A first experimental step might be to use software to graph $y=f(x)$ as $x$ ranges over our interval. If we have a high degree of trust in the graphing software, the picture tells us that $f(x)$ is quite likely to be $\ge 0$ in our interval.

Certainty is better. Use the derivative to study the behaviour of $f(x)$. Note that $f(0)=0$, and f'(x)=2e^{-2x} -1. The derivative is positive at $x=0$, and is clearly decreasing. It reaches $0$ at $x=(\ln 2)/2\approx 0.3465$. So $f(x)$ is increasing in the interval $[0,(\ln 2)/2]$, and decreasing from $(\ln 2)/2$ on. By $x=1/2$, $f(x)$ is about $0.13212$, and in particular still positive.

Thus $f(x)$ is $\ge 0$ for $0 \le x\le (\ln 2)/2$, and $f(x) >0$ for $(\ln 2)/2 \le x\le 1/2$. It follows that $f(x)\ge 0$ on the whole interval $[0,1/2]$ (and somewhat beyond $1/2$).

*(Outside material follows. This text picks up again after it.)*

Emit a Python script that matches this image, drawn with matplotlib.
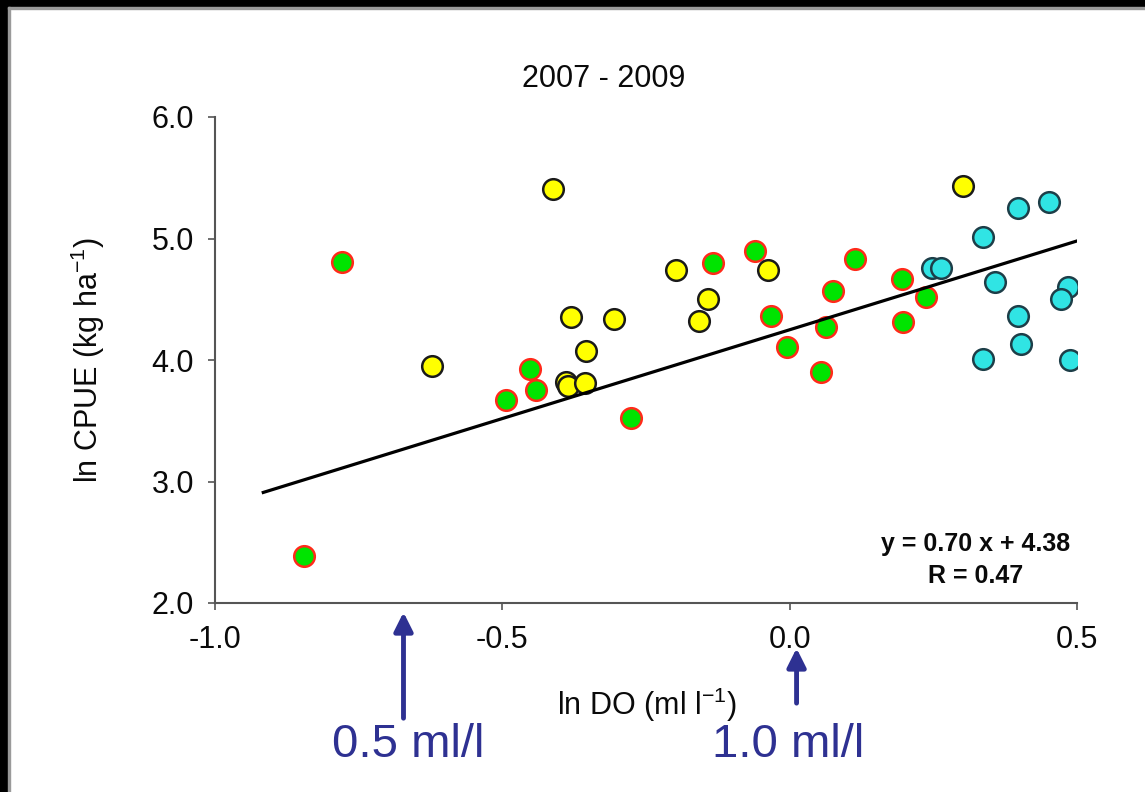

Comment: There are far better ways to prove the inequality. But let's stick to calculusy approaches. To cut down on the negatives, note that equivalently we want to show that $e^{2x}(1-x) \ge 1$ on our interval (we multiplied both sides by the positive number $e^{2x}$). Let $g(x)=e^{2x}(1-x)-1$. Then $g(0)=0$. Also, g'(x)=(1-2x)e^{2x}, so $g$ is increasing on the interval $[0,1/2]$, and we are finished.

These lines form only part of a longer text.